One of Brecht's single most famous pieces of direction, the "silent scream," was included in the first production at the very end of the scene after Swiss Cheese's body is carried away. Helene Weigel, playing Mother Courage, screamed silently. Brecht wrote, "her look of extreme suffering after she has heard the shots, her unscreaming open mouth and backward-bent head probably derived from a press photograph of an Indian woman crouched over the dead body of her son during the shelling of Singapore." Its resonance has indeed proved powerfully timeless, and it is retained in many modern productions (including Stephen Unwin's 2006 ETT staging, which starred Diana Quick). Perhaps it is so powerful because, like Mother Courage herself at that moment, it is painfully ineffective yet intensely personal. A "silent scream" is a paradox understood best by the screamer.

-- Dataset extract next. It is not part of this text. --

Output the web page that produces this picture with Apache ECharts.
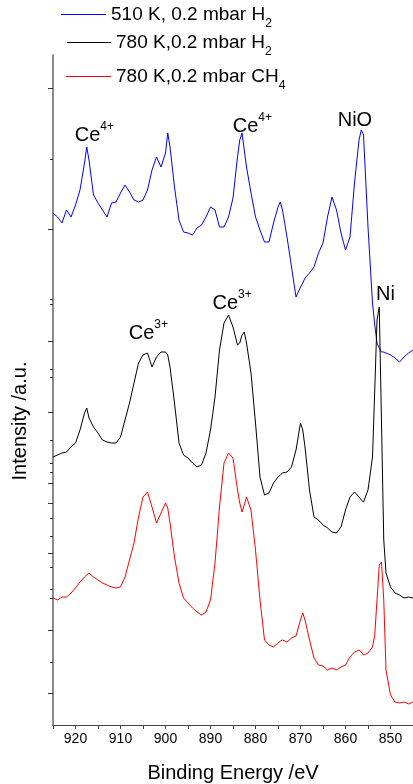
<!DOCTYPE html>
<html>
<head>
<meta charset="utf-8">
<title>XPS Ce 3d / Ni 2p</title>
<script src="https://cdn.jsdelivr.net/npm/echarts@6/dist/echarts.min.js"></script>
<style>
  html, body { margin: 0; padding: 0; background: #fff; }
  #chart { width: 413px; height: 784px; }
</style>
</head>
<body>
<div id="chart"></div>
<script>
  // binding energy /eV (shared by the three spectra)
  var energy = [925, 924, 923, 922, 921, 920, 919, 918, 917.5,
    917, 916, 915, 914, 913, 912, 911, 910, 909, 908, 907, 906, 905, 904, 903, 902, 901, 900, 899.5,
    899, 898, 897, 896, 895, 894, 893, 892, 891, 890, 889, 888, 887, 886, 885, 884, 883.5, 883, 882.5,
    882, 881, 880, 879, 878, 877, 876, 875, 874.5, 874, 873, 872, 871, 870, 869.5,
    869, 868, 867, 866, 865, 864, 863, 862, 861, 860, 859, 858, 857, 856.5, 856, 855, 854,
    853.5, 853, 852.5, 852, 851.5, 851, 850, 849, 848, 847, 846, 845]

  // intensity (a.u., already offset like in the figure)
  var blue510H2 = [512, 508, 502, 515, 508, 520, 535, 562, 578,
    565, 530, 522, 515, 508, 522, 523, 532, 540, 533, 525, 523, 525, 535, 555, 568, 558, 572, 592,
    578, 538, 505, 493, 492, 490, 497, 500, 508, 518, 515, 498, 498, 508, 527, 568, 585, 592, 575,
    558, 532, 508, 495, 483, 483, 502, 518, 523, 515, 488, 458, 428, 438, 442,
    447, 452, 458, 472, 482, 508, 528, 515, 492, 475, 488, 542, 585, 595, 590, 498, 422,
    400, 382, 377, 373, 373, 372, 370, 367, 363, 368, 372, 375]

  var black780H2 = [268, 270, 272, 273, 278, 282, 295, 312, 317,
    307, 298, 292, 285, 283, 282, 282, 288, 305, 322, 342, 362, 370, 372, 358, 368, 373, 373, 370,
    358, 322, 282, 270, 267, 262, 258, 260, 272, 295, 328, 375, 402, 410, 398, 380, 382, 390, 393,
    382, 352, 302, 248, 230, 232, 242, 248, 250, 252, 253, 258, 275, 302, 295,
    278, 235, 208, 205, 200, 197, 193, 192, 198, 215, 228, 233, 228, 225, 223, 235, 268,
    335, 405, 418, 302, 185, 152, 138, 132, 130, 127, 128, 127]

  var red780CH4 = [127, 125, 128, 128, 132, 137, 143, 148, 150,
    152, 148, 145, 142, 140, 138, 137, 138, 148, 165, 182, 208, 228, 233, 218, 202, 212, 222, 217,
    202, 168, 142, 127, 122, 117, 113, 110, 113, 125, 162, 218, 262, 272, 267, 235, 222, 213, 220,
    228, 215, 175, 125, 85, 80, 78, 82, 84, 85, 83, 87, 89, 105, 112,
    105, 85, 67, 60, 59, 55, 57, 55, 58, 60, 68, 73, 75, 73, 70, 72, 78,
    90, 125, 160, 163, 125, 55, 30, 23, 22, 23, 21, 23]

  var xLabels = [920, 910, 900, 890, 880, 870, 860, 850]
  // the left axis of the original is several stacked layers, ticks are irregular
  var yTicksLong = [637, 496, 384, 313, 242, 222, 172, 95, 32]
  var yTicksShort = [566, 426, 421, 356, 348, 285, 262, 253, 207, 189, 158, 136, 127, 63]

  // peak annotations
  var blueMarks = [['{b|Ce}{p|4+}', 915.8, 590], ['{b|Ce}{p|4+}', 880.7, 599], ['{b|NiO}', 857.9, 605]]
  var blackMarks = [['{b|Ce}{p|3+}', 903.8, 392], ['{b|Ce}{p|3+}', 885.2, 422], ['{b|Ni}', 851.1, 431]]

  var FONT = '"Liberation Sans", Arial, sans-serif'

  function pairs(ys) {
    return energy.map(function (e, i) { return [e, ys[i]] })
  }

  function marks(list) {
    return {
      symbol: 'circle',
      symbolSize: 1,
      itemStyle: {color: 'rgba(0,0,0,0)'},
      silent: true,
      label: {
        show: true, position: 'inside', color: '#000',
        rich: {
          b: {fontSize: 20, fontFamily: FONT, color: '#000'},
          p: {fontSize: 12, fontFamily: FONT, color: '#000', padding: [0, 0, 16, 0]}
        }
      },
      data: list.map(function (m) {
        return {coord: [m[1], m[2]], label: {formatter: m[0]}}
      })
    }
  }

  var legendRich = {
    t: {fontSize: 19, fontFamily: FONT, color: '#000'},
    s: {fontSize: 12, fontFamily: FONT, color: '#000', padding: [18, 0, 0, 0]}
  }

  function legend(name, text, left, top, w) {
    return {
      data: [{name: name, icon: 'rect'}], left: left, top: top, padding: 0,
      itemWidth: w, itemHeight: 1.2, itemGap: 0,
      selectedMode: false,
      formatter: function () { return text },
      textStyle: {rich: legendRich}
    }
  }

  var chart = echarts.init(document.getElementById('chart'))
  chart.setOption({
    animation: false,
    backgroundColor: '#fff',
    textStyle: {fontFamily: FONT},
    legend: [
      legend('510 K, 0.2 mbar H2', '{t|510 K, 0.2 mbar H}{s|2}', 61, 5, 45),
      legend('780 K,0.2 mbar H2', '{t|780 K,0.2 mbar H}{s|2}', 67, 33, 44),
      legend('780 K,0.2 mbar CH4', '{t|780 K,0.2 mbar CH}{s|4}', 66, 67, 45)
    ],
    grid: {left: 53, right: 0, top: 55, bottom: 59, outerBoundsMode: 'none'},
    xAxis: [{
      type: 'value', inverse: true, min: 845, max: 925, interval: 5,
      name: 'Binding Energy /eV', nameLocation: 'middle', nameGap: 38,
      nameTextStyle: {fontSize: 20, color: '#000', fontFamily: FONT},
      axisLine: {lineStyle: {color: '#444', width: 1}},
      axisTick: {show: true, length: 4, lineStyle: {color: '#444'}},
      axisLabel: {customValues: xLabels, fontSize: 14, color: '#000', margin: 7, fontFamily: FONT},
      splitLine: {show: false}
    }, {
      type: 'value', position: 'top', inverse: true, min: 845, max: 925,
      axisLine: {show: true, lineStyle: {color: '#444', width: 1}},
      axisTick: {show: false}, axisLabel: {show: false}, splitLine: {show: false}
    }],
    yAxis: [{
      type: 'value', min: 0, max: 670, position: 'left',
      name: 'Intensity /a.u.', nameLocation: 'middle', nameGap: 23,
      nameTextStyle: {fontSize: 20, color: '#000', fontFamily: FONT, padding: [0, 62, 0, 0]},
      axisLine: {show: true, lineStyle: {color: '#666', width: 1.5}},
      axisTick: {show: true, length: 5, customValues: yTicksLong, lineStyle: {color: '#333'}},
      axisLabel: {show: false},
      splitLine: {show: false}
    }, {
      type: 'value', min: 0, max: 670, position: 'left', offset: 0,
      axisLine: {show: false},
      axisTick: {show: true, length: 3, customValues: yTicksShort, lineStyle: {color: '#333'}},
      axisLabel: {show: false},
      splitLine: {show: false}
    }],
    series: [{
      name: '510 K, 0.2 mbar H2', type: 'line', symbol: 'none',
      lineStyle: {color: '#0000ff', width: 1}, itemStyle: {color: '#0000ff'},
      data: pairs(blue510H2), markPoint: marks(blueMarks)
    }, {
      name: '780 K,0.2 mbar H2', type: 'line', symbol: 'none',
      lineStyle: {color: '#000', width: 1}, itemStyle: {color: '#000'},
      data: pairs(black780H2), markPoint: marks(blackMarks)
    }, {
      name: '780 K,0.2 mbar CH4', type: 'line', symbol: 'none',
      lineStyle: {color: '#ff0000', width: 1}, itemStyle: {color: '#ff0000'},
      data: pairs(red780CH4)
    }]
  })
</script>
</body>
</html>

Kattrin's character comes into interesting focus within the spectrum of sexual undercurrents in the relationships in this scene. The Cook, by leaving his pipe (already noted as a sexual symbol by Yvette earlier) with Mother Courage, has thereby declared his sexual interest in her. Yet, though her mother remains sexually desirable, Kattrin's imitation of Yvette's gait and theft of her prostitute's boots is a telling representation of the way her mother represses Kattrin's own burgeoning sexuality. Kattrin's awakening desires in the scene will be another, more subtle, victim of the war.